My rather old-fashioned new interlocutor, The Book, has some posture problems. Like a chiropractor, I gently nudge and prod him forward, on topics that the book may have touched on in passing, but which resonate more with today’s audience than the author ever imagined. I can elaborate, exaggerate and explore, but I never change the core of the story. I try to help him stand straighter; putting The Book back together for the screen always requires structural intervention. And from a dramaturgical standpoint, Murder Is Easy needed a little help.
Written as part of the Superintendent Battle series, although Fitzwilliam and Bridget can solve the novel’s murder mystery, neither has the power to close the case. Christie’s Fitzwilliam has no jurisdiction, no reputation, and little knowledge. His only detective superpower is listening to women – which is very admirable, but not dynamic enough for a heroic investigator. Previous adaptations removed him completely, but finding a way to depict and utilize Christie’s paralyzed hero intrigued me.
Making Fitzwilliam a black man was not an attempt to address casting diversity, but rather to make his character work. As a wealthy and educated Nigerian, his limitations as a detective are external obstacles imposed by his immigrant status, not his weakness as a protagonist. An African Anglophile in post-World War II England, marked by the NHS, rationing and the Ragged Trousered Philanthropists, Fitz’s foreign eye exposes the Book’s social malaise and bitter cynicism.
The first time I read it, I said to myself: “What a furious little book. » It seemed experimental, raw, even edgy about class, gender and the potentially toxic glue that holds England together. If I’ve exacerbated these issues in any way or delved into these themes further, I attribute it to the Book kicking me under the table and giving me some pretty pointed looks. Short of spilling a drink on my dress to hide a message, I don’t know how much more explicit Murder Is Easy could have been in its critique of class inequality and the oppressive invisibility of women. Nodding enthusiastically across the dinner table, I felt happy to oblige and adjust accordingly. There’s nothing better than meeting and conversing with someone new, whose concerns coincidentally align with yours.

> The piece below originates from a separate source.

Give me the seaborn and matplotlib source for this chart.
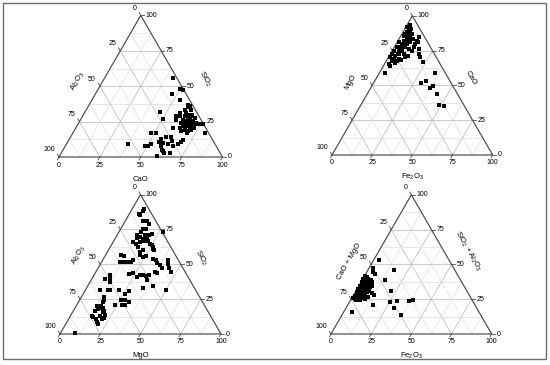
import numpy as np
import pandas as pd
import matplotlib
matplotlib.use("Agg")
import matplotlib.pyplot as plt
import seaborn as sns
from matplotlib.patches import Rectangle

# ---- data (wt. %) ----
# panel 1: CaO (bottom) / SiO2 (right) / Al2O3 (left = rest)
cao_1 = [42.1, 49.8, 52.3, 46.8, 53.8, 60.2, 61.5, 62.3, 60.1, 63.8, 46.0, 50.1, 57.2, 58.5, 62.4,
         65.0, 66.6, 62.5, 65.2, 66.6, 69.3, 62.7, 65.4, 66.8, 69.4, 72.0, 62.8, 65.1, 67.4, 69.2,
         71.5, 73.5, 74.9, 76.4, 65.0, 67.1, 69.7, 71.1, 67.2, 69.9, 71.3, 65.8, 69.5, 81.1, 58.6,
         63.6, 59.5, 48.0, 51.1, 56.3, 58.6, 61.7, 56.0, 58.7, 62.0, 66.0, 68.2, 69.7, 70.0, 37.7,
         48.9, 50.9, 51.6, 58.4, 60.1, 61.7, 62.9, 66.4, 59.5, 63.3, 59.5, 63.8, 72.3, 67.2]
sio2_1 = [55.7, 48.1, 47.6, 44.8, 40.1, 36.8, 35.4, 35.8, 33.5, 33.5, 31.6, 27.1, 29.2, 31.1, 31.1,
          30.0, 30.0, 28.8, 27.6, 28.8, 27.6, 26.4, 25.2, 26.4, 25.2, 24.1, 24.1, 23.6, 23.1, 23.6,
          23.1, 23.6, 23.1, 23.6, 21.7, 21.7, 20.5, 21.7, 19.3, 18.2, 19.3, 18.2, 17.0, 17.0, 26.4,
          20.5, 20.5, 17.0, 17.0, 12.7, 14.2, 14.2, 10.4, 9.9, 9.4, 7.5, 9.4, 10.4, 11.8, 9.4,
          8.0, 7.5, 9.0, 7.5, 5.2, 4.0, 2.8, 2.8, 0.9, 11.1, 28.8, 29.2, 20.5, 24.8]

# panel 2: Fe2O3 (bottom) / CaO (right) / MgO (left)
fe2o3_2 = [3.3, 4.4, 6.0, 6.5, 7.4, 1.0, 0.9, 1.8, 5.6, 6.1, 6.5, 6.8, 6.6, 6.5, 6.3, 3.0, 0.8, 1.5,
           11.6, 13.0, 11.8, 15.8, 17.6, 19.9, 23.1, 9.6, 11.6, 12.3, 12.1, 12.0, 34.4, 29.7, 32.0,
           38.0, 37.0, 43.6, 48.7, 51.7, 2.2, 4.4, 3.5, 5.7, 3.7, 4.7, 4.2, 3.8, 4.0, 4.0, 3.7, 8.3,
           10.5, 9.0, 8.3, 8.5, 3.4, 1.0, 2.6, 1.8, 1.4, 5.5, 5.0, 4.8, 4.1, 2.6]
cao_2 = [59.0, 63.8, 66.0, 67.4, 69.0, 72.6, 75.0, 77.4, 72.6, 75.0, 77.4, 79.8, 82.1, 84.5, 86.9,
         89.3, 91.7, 93.6, 84.5, 81.0, 82.1, 76.2, 72.6, 70.2, 66.9, 76.2, 71.4, 75.0, 77.4, 79.8,
         59.0, 51.7, 52.9, 49.3, 48.3, 43.6, 36.2, 35.5, 86.9, 84.5, 82.1, 79.8, 79.8, 88.1, 90.5,
         86.9, 77.4, 75.0, 71.4, 72.6, 70.2, 68.3, 81.0, 83.3, 67.9, 70.7, 88.1, 85.7, 81.0, 77.4,
         82.1, 72.6, 69.0, 65.5]

# panel 3: MgO (bottom) / SiO2 (right) / Al2O3 (left)
mgo_3 = [7.5, 7.0, 6.1, 7.1, 10.9, 13.4, 15.6, 27.3, 13.5, 14.0, 15.6, 17.2, 18.4, 20.1, 20.9,
         12.4, 13.2, 14.9, 17.6, 19.4, 12.5, 14.8, 16.7, 19.0, 21.7, 23.5, 25.1, 27.4, 28.4, 26.4,
         17.5, 20.3, 21.3, 21.5, 24.2, 25.4, 9.3, 12.0, 11.5, 13.5, 15.6, 18.1, 19.1, 40.9, 42.1,
         44.3, 46.3, 37.5, 39.5, 33.2, 31.2, 34.4, 21.5, 23.5, 27.0, 28.5, 30.8, 32.6, 34.6, 34.3,
         36.8, 38.5, 9.9, 11.3, 8.4, 12.5, 14.0, 15.1, 20.4, 27.8, 34.6, 40.4, 49.7, 26.0, 25.5,
         28.0, 31.7, 9.2, 14.1, 15.2, 15.2, 15.3, 23.7, 28.2, 29.9, 12.8, 14.8, 15.5, 16.4, 17.4,
         18.7, 21.1, 18.9, 13.3, 13.1, 14.7, 17.0, 18.4, 20.5, 18.6, 20.2, 21.7, 8.9]
sio2_3 = [89.4, 88.5, 86.3, 85.1, 80.8, 80.8, 78.9, 72.9, 73.1, 75.5, 75.5, 71.2, 70.7, 70.7, 71.9,
          71.2, 68.8, 69.5, 68.3, 68.8, 65.9, 64.7, 65.9, 66.4, 66.4, 64.7, 63.5, 61.2, 60.0, 62.4,
          62.4, 58.8, 60.0, 56.4, 55.2, 55.9, 56.8, 55.6, 51.6, 51.6, 51.6, 51.6, 52.8, 52.8, 50.4,
          47.2, 44.8, 49.2, 47.2, 52.8, 53.5, 51.1, 43.2, 43.9, 41.2, 42.4, 42.0, 41.5, 38.4, 42.4,
          44.4, 43.9, 42.4, 39.6, 39.6, 37.2, 31.9, 31.9, 31.9, 30.5, 33.3, 34.3, 31.7, 28.8, 24.7,
          24.7, 22.8, 31.2, 26.4, 24.2, 23.3, 19.9, 20.9, 20.9, 20.9, 19.9, 18.0, 18.5, 18.9, 18.9,
          15.6, 13.7, 16.8, 16.8, 13.2, 12.0, 10.8, 12.7, 10.8, 8.4, 7.2, 11.3, 0.7]

# panel 4: Fe2O3 (bottom) / SiO2 + Al2O3 (right) / CaO + MgO (left)
fe2o3_4 = [3.1, 2.7, 3.9, 5.8, 14.0, 15.8, 0.2, 1.8, 3.4, 0.3, 2.4, 5.7, 0.5, 2.7, 5.2, 7.9, 0.6,
           2.7, 4.8, 7.7, 0.8, 3.1, 5.1, 7.2, 1.0, 3.0, 5.1, 7.4, 1.1, 3.4, 5.9, 1.1, 3.0, 5.6,
           10.5, 13.0, 5.3, 7.1, 6.9, 10.0, 4.9, 21.7, 25.5, 28.9, 30.2, 36.6, 37.0, 38.8, 15.5,
           5.0, 7.5, 4.7, 3.4, 7.6, 2.3, 8.6]
sial_4 = [53.5, 47.2, 44.8, 43.2, 39.1, 46.3, 42.0, 40.8, 39.6, 39.6, 38.4, 37.2, 37.2, 36.0, 35.3,
          34.8, 34.8, 33.6, 32.9, 32.4, 32.4, 31.2, 30.5, 30.0, 30.0, 28.8, 28.1, 27.6, 27.6, 26.4,
          25.7, 25.7, 24.7, 24.7, 29.5, 28.1, 39.1, 37.2, 26.4, 26.4, 16.1, 31.2, 22.8, 24.0, 18.5,
          13.9, 23.5, 24.7, 20.9, 34.3, 33.6, 29.5, 27.1, 31.2, 25.2, 25.2]

tick_vals = [0, 25, 50, 75, 100]

plt.rcParams['font.family'] = ['Liberation Sans', 'DejaVu Sans']
plt.rcParams['mathtext.fontset'] = 'custom'
plt.rcParams['mathtext.rm'] = 'Liberation Sans'
plt.rcParams['mathtext.default'] = 'regular'

H = np.sqrt(3) / 2
W_PX, H_PX = 550, 365
fig = plt.figure(figsize=(5.5, 3.65), dpi=100)


def make_ax(bl_x, bl_y, width_px):
    # axes spanning x -30..130, y -25..100 with the triangle base at pixel (bl_x, bl_y)
    s = width_px / 100.0
    left = bl_x - 30 * s
    bottom = (H_PX - bl_y) - 25 * s
    ax = fig.add_axes([left / W_PX, bottom / H_PX, 160 * s / W_PX, 125 * s / H_PX])
    ax.set_xlim(-30, 130)
    ax.set_ylim(-25, 100)
    ax.set_axis_off()
    ax.patch.set_alpha(0)
    return ax


def ternary(ax, bottom, right, bname, rname, lname, lpos=(0.47, 13.5), rpos=(0.48, 13.5)):
    edge = '#4a4a4a'
    # grid lines
    for v in np.arange(12.5, 100, 12.5):
        c = '#bdbdbd' if v % 25 == 0 else '#e2e2e2'
        kw = dict(color=c, lw=0.55, zorder=1)
        ax.plot([v / 2, 100 - v / 2], [v * H, v * H], **kw)                    # const right
        ax.plot([v, v + (100 - v) / 2], [0, (100 - v) * H], **kw)               # const bottom
        ax.plot([100 - v, (100 - v) / 2], [0, (100 - v) * H], **kw)             # const left
    ax.plot([0, 100, 50, 0], [0, 0, 100 * H, 0], color=edge, lw=0.85, zorder=2,
            solid_joinstyle='miter')

    tl = 2.0
    for v in tick_vals:
        # bottom axis
        ax.plot([v, v - 0.5 * tl], [0, -H * tl], color=edge, lw=0.6)
        ax.text(v, -4.9, str(v), ha='center', va='center', fontsize=5)
        # right axis
        px, py = 100 - v / 2, v * H
        ax.plot([px, px + tl], [py, py], color=edge, lw=0.6)
        ax.text(px + 3.0, py, str(v), ha='left', va='center', fontsize=5)
        # left axis
        px, py = (100 - v) / 2, (100 - v) * H
        ax.plot([px, px - 0.5 * tl], [py, py + H * tl], color=edge, lw=0.6)
        ax.text(px - 2.6, py + 4.4, str(v), ha='right', va='center', fontsize=5)

    ax.text(50, -13.5, bname, ha='center', va='center', fontsize=5.5)
    f, d = lpos
    ax.text(50 * f - H * d, 100 * H * f + 0.5 * d, lname, rotation=60,
            ha='center', va='center', fontsize=5.5, rotation_mode='anchor')
    g, d = rpos
    ax.text(100 - 50 * g + H * d, 100 * H * g + 0.5 * d, rname, rotation=-60,
            ha='center', va='center', fontsize=5.5, rotation_mode='anchor')

    xb = np.asarray(bottom, float)
    yr = np.asarray(right, float)
    df = pd.DataFrame({'x': xb + yr / 2, 'y': yr * H})
    sns.scatterplot(data=df, x='x', y='y', marker='s', s=10, color='black',
                    linewidth=0, ax=ax, legend=False, zorder=3)
    ax.set_xlim(-30, 130)
    ax.set_ylim(-25, 100)
    ax.set_axis_off()


ax1 = make_ax(59, 157, 163.5)
ternary(ax1, cao_1, sio2_1, 'CaO', 'SiO$_2$', 'Al$_2$O$_3$', lpos=(0.46, 13.3), rpos=(0.47, 14.5))

ax2 = make_ax(332, 155, 160.7)
ternary(ax2, fe2o3_2, cao_2, 'Fe$_2$O$_3$', 'CaO', 'MgO', lpos=(0.45, 12.7), rpos=(0.485, 12.3))

ax3 = make_ax(60, 334, 161)
ternary(ax3, mgo_3, sio2_3, 'MgO', 'SiO$_2$', 'Al$_2$O$_3$', lpos=(0.48, 14.5), rpos=(0.47, 12.5))

ax4 = make_ax(331, 334, 160.7)
ternary(ax4, fe2o3_4, sial_4, 'Fe$_2$O$_3$', 'SiO$_2$ + Al$_2$O$_3$', 'CaO + MgO',
        lpos=(0.45, 12.5), rpos=(0.52, 12.6))

# outer frame
fig.add_artist(Rectangle((3 / W_PX, 6 / H_PX), 543 / W_PX, 356 / H_PX, transform=fig.transFigure,
                         fill=False, edgecolor='#6e6e6e', lw=1.0))

fig.savefig('out.png', dpi=100)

If novels were really the guests we meet at dinner parties, I’d like to think that as soon as I started telling the fascinating story that was whispered to me over the soup, just because of the characteristic head and tilt of the chin in my dramatization, you would recognize your beloved old friend, The Book. And otherwise? Well… then you would encounter a whole new story – and what could be nicer than that?